● **What this task involves**: Repeat the material below exactly, with no pictures.
##### Supplied information #####
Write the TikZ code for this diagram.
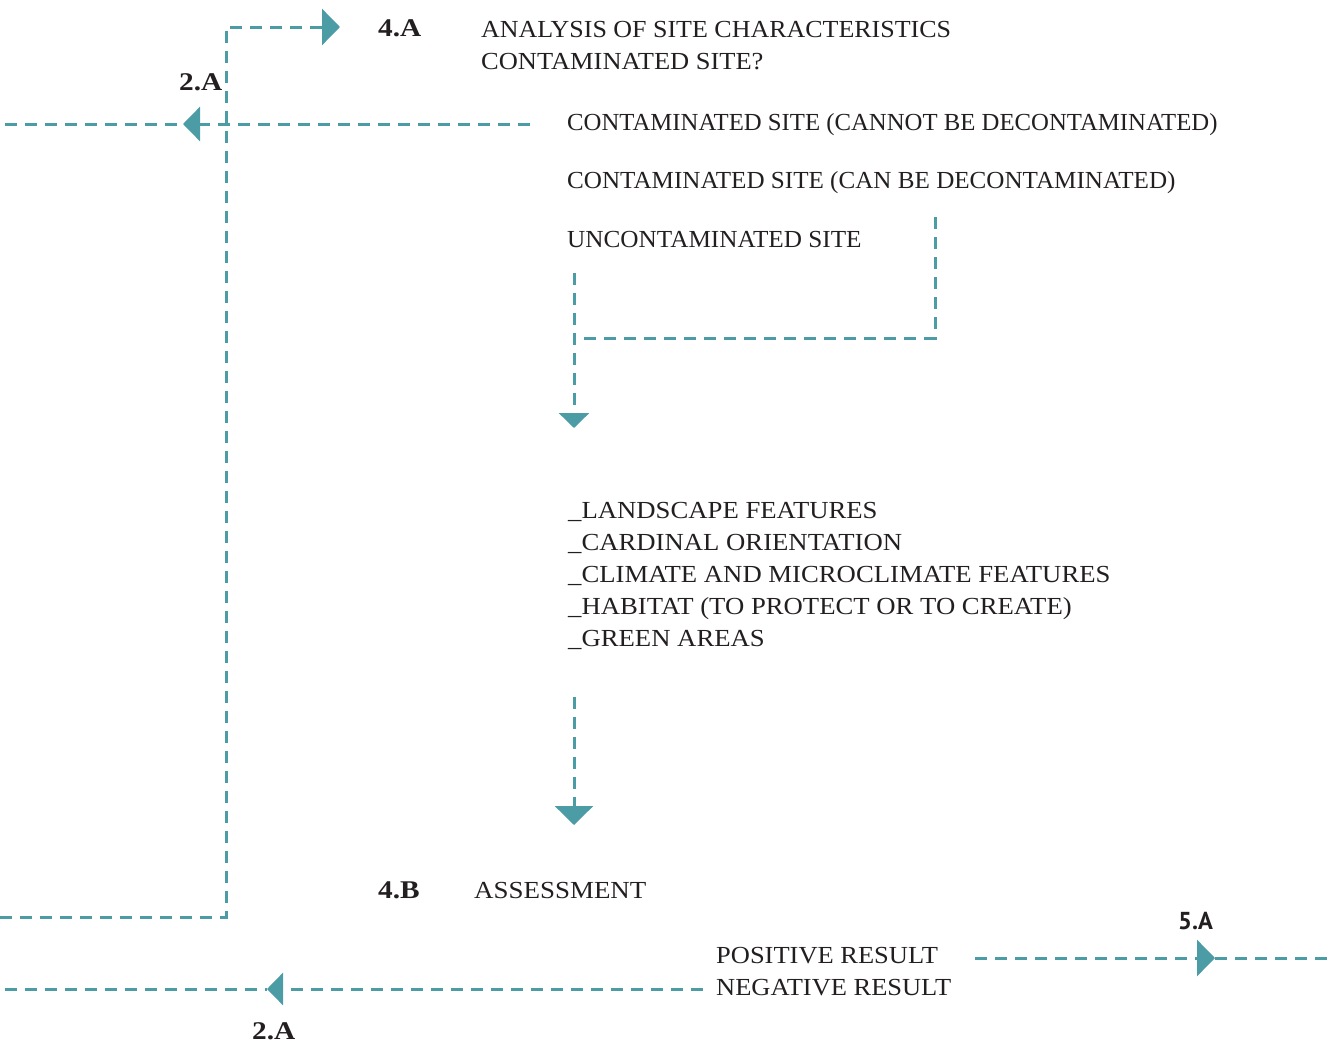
\documentclass[tikz,border=0pt]{standalone}
\usepackage{fontspec}
\setmainfont{Liberation Serif}
\newfontfamily\narrowserif{Liberation Serif}[FakeStretch=1.01]
\newfontfamily\wideserif{Liberation Serif}[FakeStretch=1.09]
\newfontfamily\tagserif{Liberation Serif}[FakeStretch=1.15]
\newfontfamily\stepsans{PT Sans}
\usetikzlibrary{arrows.meta}
\definecolor{flowteal}{HTML}{4C9CA6}
\definecolor{ink}{HTML}{231F20}
\begin{document}
\begin{tikzpicture}[x=1pt,y=-1pt,
  flow/.style={draw=flowteal, line width=3pt, dash pattern=on 12pt off 8pt},
  head/.style={-{Triangle[length=#1, width=2*#1, fill=flowteal]}},
  head/.default=18pt,
  txt/.style={anchor=base west, inner sep=0pt, text=ink,
    font=\fontsize{24.5}{32}\wideserif},
  ntxt/.style={txt, font=\fontsize{24.5}{32}\narrowserif},
  tag/.style={anchor=base west, inner sep=0pt, text=ink,
    font=\fontsize{25.5}{32}\tagserif\bfseries},
  sidetag/.style={anchor=base west, inner sep=0pt, text=ink,
    font=\fontsize{24.5}{32}\stepsans\bfseries}]
\useasboundingbox (0,0) rectangle (1327,1044);

% step 4.A: site analysis
\node[tag] (t4a) at (378,36) {4.A};
\node[ntxt, font=\fontsize{24.5}{32}\addfontfeature{FakeStretch=1.06}] (title) at (481,37) {ANALYSIS OF SITE CHARACTERISTICS};
\node[txt, font=\fontsize{24.5}{32}\addfontfeature{FakeStretch=1.08}] (question) at (481,69) {CONTAMINATED SITE?};
\node[ntxt] (cannot) at (567,130) {CONTAMINATED SITE (CANNOT BE DECONTAMINATED)};
\node[ntxt, font=\fontsize{24.5}{32}\addfontfeature{FakeStretch=1.025}] (can) at (567,188) {CONTAMINATED SITE (CAN BE DECONTAMINATED)};
\node[ntxt, font=\fontsize{24.5}{32}\addfontfeature{FakeStretch=1.03}] (clean) at (567,247) {UNCONTAMINATED SITE};

\node[tag] (t2a-top) at (179,90) {2.A};

% feature list
\node[txt, align=left, anchor=north west] (features) at (568,502)
  {\_LANDSCAPE FEATURES\\
   \_CARDINAL ORIENTATION\\
   \_CLIMATE AND MICROCLIMATE FEATURES\\
   \_HABITAT (TO PROTECT OR TO CREATE)\\
   \_GREEN AREAS};

% step 4.B: assessment
\node[tag] (t4b) at (378,898) {4.B};
\node[txt, font=\fontsize{24.5}{32}\addfontfeature{FakeStretch=1.1}] (assess) at (474,898) {ASSESSMENT};
\node[txt, font=\fontsize{24.5}{32}\addfontfeature{FakeStretch=1.08}] (pos) at (716,963) {POSITIVE RESULT};
\node[txt, font=\fontsize{24.5}{32}\addfontfeature{FakeStretch=1.08}] (neg) at (716,995) {NEGATIVE RESULT};
\node[sidetag] (t5a) at (1178,929) {5.A};
\node[tag] (t2a-bot) at (252,1039) {2.A};

% routing points
\coordinate (loop-left) at (0,917);
\coordinate (loop-corner) at (226,917);
\coordinate (loop-top) at (226,27);
\coordinate (tip-4a) at (340,27);

\coordinate (cannot-start) at (530,124);
\coordinate (tip-2a-top) at (183,124);
\coordinate (cannot-end) at (5,124);

\coordinate (can-start) at (935,217);
\coordinate (can-corner) at (935,338);
\coordinate (merge) at (574,338);
\coordinate (clean-start) at (574,273);
\coordinate (tip-features) at (574,428);

\coordinate (features-start) at (574,697);
\coordinate (tip-assess) at (574,825);

\coordinate (pos-start) at (975,958);
\coordinate (tip-5a) at (1215,958);
\coordinate (pos-end) at (1327,958);

\coordinate (neg-start) at (703,989);
\coordinate (tip-2a-bot) at (267,989);
\coordinate (neg-end) at (5,989);

% connectors
\draw[flow, head=18pt] (loop-left) -- (loop-corner) -- (loop-top) -- (tip-4a);

\draw[flow, head=17pt] (cannot-start) -- (tip-2a-top);
\draw[flow] (cannot-end) -- (tip-2a-top);

\draw[flow] (can-start) -- (can-corner) -- (merge);
\draw[flow, head=15pt] (clean-start) -- (tip-features);

\draw[flow, head=19pt] (features-start) -- (tip-assess);

\draw[flow, head=18pt] (pos-start) -- (tip-5a);
\draw[flow] (tip-5a) -- (pos-end);

\draw[flow, head=16pt] (neg-start) -- (tip-2a-bot);
\draw[flow] (neg-end) -- (tip-2a-bot);
\end{tikzpicture}
\end{document}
#####
● **The answer**:
Write the TikZ code for this diagram.
\documentclass[tikz,border=0pt]{standalone}
\usepackage{fontspec}
\setmainfont{Liberation Serif}
\newfontfamily\narrowserif{Liberation Serif}[FakeStretch=1.01]
\newfontfamily\wideserif{Liberation Serif}[FakeStretch=1.09]
\newfontfamily\tagserif{Liberation Serif}[FakeStretch=1.15]
\newfontfamily\stepsans{PT Sans}
\usetikzlibrary{arrows.meta}
\definecolor{flowteal}{HTML}{4C9CA6}
\definecolor{ink}{HTML}{231F20}
\begin{document}
\begin{tikzpicture}[x=1pt,y=-1pt,
  flow/.style={draw=flowteal, line width=3pt, dash pattern=on 12pt off 8pt},
  head/.style={-{Triangle[length=#1, width=2*#1, fill=flowteal]}},
  head/.default=18pt,
  txt/.style={anchor=base west, inner sep=0pt, text=ink,
    font=\fontsize{24.5}{32}\wideserif},
  ntxt/.style={txt, font=\fontsize{24.5}{32}\narrowserif},
  tag/.style={anchor=base west, inner sep=0pt, text=ink,
    font=\fontsize{25.5}{32}\tagserif\bfseries},
  sidetag/.style={anchor=base west, inner sep=0pt, text=ink,
    font=\fontsize{24.5}{32}\stepsans\bfseries}]
\useasboundingbox (0,0) rectangle (1327,1044);

% step 4.A: site analysis
\node[tag] (t4a) at (378,36) {4.A};
\node[ntxt, font=\fontsize{24.5}{32}\addfontfeature{FakeStretch=1.06}] (title) at (481,37) {ANALYSIS OF SITE CHARACTERISTICS};
\node[txt, font=\fontsize{24.5}{32}\addfontfeature{FakeStretch=1.08}] (question) at (481,69) {CONTAMINATED SITE?};
\node[ntxt] (cannot) at (567,130) {CONTAMINATED SITE (CANNOT BE DECONTAMINATED)};
\node[ntxt, font=\fontsize{24.5}{32}\addfontfeature{FakeStretch=1.025}] (can) at (567,188) {CONTAMINATED SITE (CAN BE DECONTAMINATED)};
\node[ntxt, font=\fontsize{24.5}{32}\addfontfeature{FakeStretch=1.03}] (clean) at (567,247) {UNCONTAMINATED SITE};

\node[tag] (t2a-top) at (179,90) {2.A};

% feature list
\node[txt, align=left, anchor=north west] (features) at (568,502)
  {\_LANDSCAPE FEATURES\\
   \_CARDINAL ORIENTATION\\
   \_CLIMATE AND MICROCLIMATE FEATURES\\
   \_HABITAT (TO PROTECT OR TO CREATE)\\
   \_GREEN AREAS};

% step 4.B: assessment
\node[tag] (t4b) at (378,898) {4.B};
\node[txt, font=\fontsize{24.5}{32}\addfontfeature{FakeStretch=1.1}] (assess) at (474,898) {ASSESSMENT};
\node[txt, font=\fontsize{24.5}{32}\addfontfeature{FakeStretch=1.08}] (pos) at (716,963) {POSITIVE RESULT};
\node[txt, font=\fontsize{24.5}{32}\addfontfeature{FakeStretch=1.08}] (neg) at (716,995) {NEGATIVE RESULT};
\node[sidetag] (t5a) at (1178,929) {5.A};
\node[tag] (t2a-bot) at (252,1039) {2.A};

% routing points
\coordinate (loop-left) at (0,917);
\coordinate (loop-corner) at (226,917);
\coordinate (loop-top) at (226,27);
\coordinate (tip-4a) at (340,27);

\coordinate (cannot-start) at (530,124);
\coordinate (tip-2a-top) at (183,124);
\coordinate (cannot-end) at (5,124);

\coordinate (can-start) at (935,217);
\coordinate (can-corner) at (935,338);
\coordinate (merge) at (574,338);
\coordinate (clean-start) at (574,273);
\coordinate (tip-features) at (574,428);

\coordinate (features-start) at (574,697);
\coordinate (tip-assess) at (574,825);

\coordinate (pos-start) at (975,958);
\coordinate (tip-5a) at (1215,958);
\coordinate (pos-end) at (1327,958);

\coordinate (neg-start) at (703,989);
\coordinate (tip-2a-bot) at (267,989);
\coordinate (neg-end) at (5,989);

% connectors
\draw[flow, head=18pt] (loop-left) -- (loop-corner) -- (loop-top) -- (tip-4a);

\draw[flow, head=17pt] (cannot-start) -- (tip-2a-top);
\draw[flow] (cannot-end) -- (tip-2a-top);

\draw[flow] (can-start) -- (can-corner) -- (merge);
\draw[flow, head=15pt] (clean-start) -- (tip-features);

\draw[flow, head=19pt] (features-start) -- (tip-assess);

\draw[flow, head=18pt] (pos-start) -- (tip-5a);
\draw[flow] (tip-5a) -- (pos-end);

\draw[flow, head=16pt] (neg-start) -- (tip-2a-bot);
\draw[flow] (neg-end) -- (tip-2a-bot);
\end{tikzpicture}
\end{document}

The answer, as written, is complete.